“Que adoráveis criaturas aqui vivem! Como é belo o género humano! Ó admirável Mundo Novo, que tem gente assim!” Escrevia estas linhas Shakespeare, na “Tempestade”, em 1611, mas podia tê-las escrito este ano, ao ouvir o recém-convertido europeísta Matteo Salvini, que agora apoia Draghi “incondicionalmente” e diz ter “as mãos, os pés e o coração na Europa”. Isto depois de, em 2017, ter acusado o mesmo Draghi de cumplicidade no “massacre económico da Itália”.

Sobrevivência política oblige, em tempos em que Viktor Orbán e o seu Fidesz deixam o PPE para não serem postos fora. Resta ver quanto tempo vão durar as novas convicções de Il Capitano (Salvini, assim batizado, diz-se, pelas semelhanças com a personagem da Commedia dell’arte).

Os tempos de mudança chegaram também ao Reino Unido, onde Boris Johnson registou o seu primeiro grande sucesso, com a campanha de vacinação contra a Covid (mais de 30% da população recebeu a primeira dose, uma das taxas mais elevadas do mundo). Seguiu-se a saga do Orçamento, que no Reino Unido se executa de abril a março (outra originalidade britânica).

O PIB terá caído 9,9% em 2020, o que constitui a maior queda desde o Great Frost de 1709, quando diminuiu 13% (per capita, 23%). O défice do Estado vai atingir 17% do PIB este ano orçamental e 10% no que se vai iniciar. A dívida pública britânica está em 107% do PIB, uma exposição importante à taxa de juro – atualmente a 0,8% nas obrigações do Tesouro a 10%, um nível historicamente baixo; por cada ponto percentual de aumento é 1% do PIB que vai para pagar juros.

Rishi Sunak está, então, atento aos sinais de subida da inflação e das bolsas, até porque só a meio de 2022 o Reino Unido vai recuperar da crise. Nesse ano o Governo conservador vai fazer o contrário do que lhe é habitual, subir os impostos sobre as sociedades (de 19% para 25%) e não atualizar escalões, para reduzir a dívida.

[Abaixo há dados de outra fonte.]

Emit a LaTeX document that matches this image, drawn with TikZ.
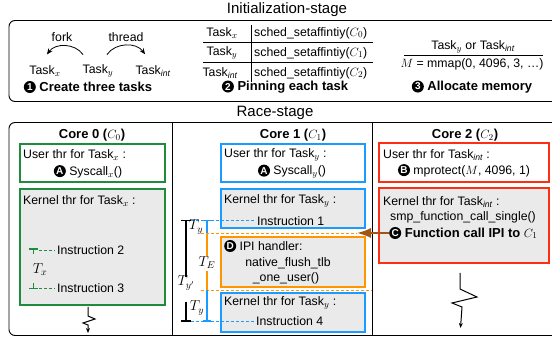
\documentclass[tikz,border=0pt]{standalone}
\usepackage{fontspec}
\setmainfont{Liberation Sans}
\usetikzlibrary{arrows.meta,calc}
\definecolor{cgreen}{RGB}{30,140,60}
\definecolor{cblue}{RGB}{25,155,255}
\definecolor{cred}{RGB}{255,45,20}
\definecolor{corange}{RGB}{255,150,0}
\definecolor{cbrown}{RGB}{160,85,20}
\definecolor{cgray}{RGB}{234,234,234}
\newcommand{\blkcirc}[1]{\tikz[baseline={([yshift=-4.2pt]bcn.center)}]{\node[circle,fill=black,text=white,inner sep=0pt,minimum size=12pt,font=\fontsize{10}{10}\selectfont\bfseries,anchor=center](bcn){#1};}}
\begin{document}
\begin{tikzpicture}[x=1pt,y=-1pt,
 every node/.style={inner sep=0pt,font=\fontsize{12.3}{14}\selectfont},
 boldtxt/.style={font=\fontsize{13}{15}\selectfont\bfseries},
 titletxt/.style={font=\fontsize{15}{17}\selectfont},
 mtxt/.style={font=\fontsize{14}{16}\selectfont},
 lft/.style={anchor=west},
 box/.style={line width=2pt,inner sep=0pt},
 frame/.style={line width=0.9pt},
 dline/.style={dash pattern=on 3pt off 2pt,line width=0.9pt},
 bar/.style={line width=1.6pt},
 fl/.style={-{Stealth[length=6pt,width=5pt]},line width=0.8pt},
 squig/.style={-{Stealth[length=5pt,width=4pt]},line width=1pt}]
\useasboundingbox (0,0) rectangle (552,339);
\clip (0,0) rectangle (552,339);

% ---------- Initialization stage ----------
\node[titletxt] (init) at (287,10) {Initialization-stage};
\draw[frame,rounded corners=6pt] (9,20.5) rectangle (562,101.5);

\node (fork) at (62,37) {fork};
\node (thread) at (126,37) {thread};
\node (tx) at (45,71) {Task$_x$};
\node (ty) at (98,71) {Task$_y$};
\node (ti) at (153,71) {Task$_{\mathit{int}}$};
\draw[fl] ($(ty.north)+(-15,-10)$) to[bend right=55] ($(tx.north)+(2,-11)$);
\draw[fl] ($(ty.north)+(9,-10)$) to[bend left=55] ($(ti.north)+(-8,-11)$);
\node[boldtxt] (s1) at (88,87) {\blkcirc{1} Create three tasks};

\draw[line width=0.8pt] (203,42.5)--(373,42.5);
\draw[line width=0.8pt] (203,62.5)--(373,62.5);
\draw[line width=0.8pt] (251,25)--(251,82);
\node (r0) at (222,33) {Task$_x$};
\node (r1) at (222,53) {Task$_y$};
\node (r2) at (220,73) {Task$_{\mathit{int}}$};
\node[lft] (c0) at (254,33) {sched\_setaffintiy($C_0$)};
\node[lft] (c1) at (254,53) {sched\_setaffintiy($C_1$)};
\node[lft] (c2) at (254,73) {sched\_setaffintiy($C_2$)};
\node[boldtxt] (s2) at (285,87) {\blkcirc{2} Pinning each task};

\node (tyor) at (473,47) {Task$_y$ or Task$_{\mathit{int}}$};
\draw[line width=0.8pt] (404,55.5)--(543,55.5);
\node (mm) at (472,64) {$M$ = mmap(0, 4096, 3, …)};
\node[boldtxt] (s3) at (472,87) {\blkcirc{3} Allocate memory};

% ---------- Race stage ----------
\node[titletxt] (race) at (275,113) {Race-stage};
\draw[frame,rounded corners=6pt] (9,122.5) rectangle (562,335.5);
\draw[frame] (172.5,122.5)--(172.5,335.5);
\draw[frame] (372.5,122.5)--(372.5,335.5);

\node[boldtxt] (core0) at (92,135) {Core 0 ($C_0$)};
\node[boldtxt] (core1) at (293,135) {Core 1 ($C_1$)};
\node[boldtxt] (core2) at (465,135) {Core 2 ($C_2$)};

% Core 0
\node[box,draw=cgreen,minimum width=145pt,minimum height=38.5pt] (u0) at (92.5,163.25) {};
\node[box,draw=cgreen,fill=cgray,minimum width=145pt,minimum height=116pt] (k0) at (92.5,247) {};
\node[lft] (u0t) at (23,155) {User thr for Task$_x$ :};
\node (a0) at (88,171.5) {\blkcirc{A} Syscall$_x$()};
\node[lft] (k0t) at (23,201) {Kernel thr for Task$_x$ :};
\node[lft] (i2) at (57,250) {Instruction 2};
\node[lft] (i3) at (57,288) {Instruction 3};
\node[mtxt] (tx0) at (40,270) {$T_x$};
\draw[bar,cgreen] (29,249)--(38,249);
\draw[bar,cgreen] (33.5,249)--(33.5,254);
\draw[bar,cgreen] (33.5,283)--(33.5,288.5);
\draw[bar,cgreen] (29,288.5)--(38,288.5);
\draw[dline,cgreen] (39,250)--([xshift=-2pt]i2.west);
\draw[dline,cgreen] (39,288)--([xshift=-2pt]i3.west);
\draw[squig] (88,307)--(88,316)--(95,319)--(83,323)--(88,325)--(88,333);

% Core 1
\node[box,draw=cblue,minimum width=144pt,minimum height=38.5pt] (u1) at (293,163.25) {};
\node[box,draw=cblue,fill=cgray,minimum width=144pt,minimum height=39pt] (k1) at (293,208.5) {};
\node[box,draw=corange,fill=cgray,minimum width=144pt,minimum height=49.4pt] (dh) at (293,262) {};
\node[box,draw=cblue,fill=cgray,minimum width=144pt,minimum height=39.2pt] (k1b) at (293,312.9) {};
\node[lft] (u1t) at (224,155) {User thr for Task$_y$ :};
\node (a1) at (292,171.5) {\blkcirc{A} Syscall$_y$()};
\node[lft] (k1t) at (224,201) {Kernel thr for Task$_y$ :};
\node[lft] (i1) at (257,220.7) {Instruction 1};
\node[lft] (dt) at (224,246) {\blkcirc{D} IPI handler:};
\node (nf) at (288,263) {native\_flush\_tlb};
\node (ou) at (286,278) {\_one\_user()};
\node[lft] (k1bt) at (224,303) {Kernel thr for Task$_y$ :};
\node[lft] (i4) at (256,321) {Instruction 4};

\coordinate (tip) at (357,233);
\draw[dline,cblue] (191,220.7)--([xshift=-2pt]i1.west);
\draw[dline,cblue] (191,321)--([xshift=-2pt]i4.west);
\draw[dline,corange] (201,233)--(tip);
\draw[dline,corange] (201,290)--(372,290);

\draw[bar] (181,220.7)--(191,220.7);
\draw[bar] (186,220.7)--(186,277);
\draw[bar] (186,302)--(186,321);
\draw[bar] (181,321)--(191,321);
\draw[bar,cblue] (202.5,220.7)--(211,220.7);
\draw[bar,cblue] (206.7,220.7)--(206.7,233);
\draw[bar,corange] (206.7,233)--(206.7,256);
\draw[bar,corange] (206.7,271)--(206.7,290);
\draw[bar,cblue] (206.7,290)--(206.7,321);
\draw[bar,cblue] (202.5,321)--(211,321);
\node[mtxt] (tya) at (196,227) {$T_y$};
\node[mtxt] (te) at (207,263) {$T_E$};
\node[mtxt] (typ) at (186,283) {$T_{y'}$};
\node[mtxt] (tyb) at (197,308) {$T_y$};

% Core 2
\node[box,draw=cred,minimum width=170pt,minimum height=39pt] (u2) at (464,163) {};
\node[box,draw=cred,fill=cgray,minimum width=170pt,minimum height=74.5pt] (k2) at (464,225.75) {};
\node[lft] (u2t) at (383,155) {User thr for Task$_{\mathit{int}}$ :};
\node (b2) at (464,170.5) {\blkcirc{B} mprotect($M$, 4096, 1)};
\node[lft] (k2t) at (383,202) {Kernel thr for Task$_{\mathit{int}}$ :};
\node (smp) at (463,217) {smp\_function\_call\_single()};
\node[boldtxt,lft] (cc) at (389,233) {\blkcirc{C} Function call IPI to $C_1$};
\draw[cbrown,line width=1.6pt,-{Latex[length=14pt,width=10pt]}] (cc.west) -- (cc.west -| tip);
\draw[squig] (460,273)--(460,289)--(477,297)--(452,303)--(462,307)--(460.5,328);
\end{tikzpicture}
\end{document}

Para já, em janeiro deste ano Londres deixou de ser a maior praça financeira europeia, lugar que deixou a Amsterdão.

Na Alemanha vamos ter a substituição de Merkel. Este fim de semana é o teste a Laschet, com eleições na Turíngia e em Bade-Vurtemberga. Em circunstâncias menos boas, depois de dois deputados CDU/CSU surgirem envolvidos em negócios de máscaras com fundos públicos, o que prejudicou a imagem do partido.

Mas a maior mudança vem do Oriente. Na China, que Blinken – o Secretário de Estado de Biden – considera o “mais importante teste geopolítico do século”, é o ano do novo Plano Quinquenal, e que se prevê (sem risco) ser aprovado por unanimidade. Vai assentar no conceito de “circulação dual”: tornar o país tecnologicamente independente e fazer o crescimento assentar na procura interna e substituição de importações. O objetivo é simples: tornar a China a primeira economia mundial no horizonte de 2030. Se resultar, vai deixar-nos com os olhos em bico.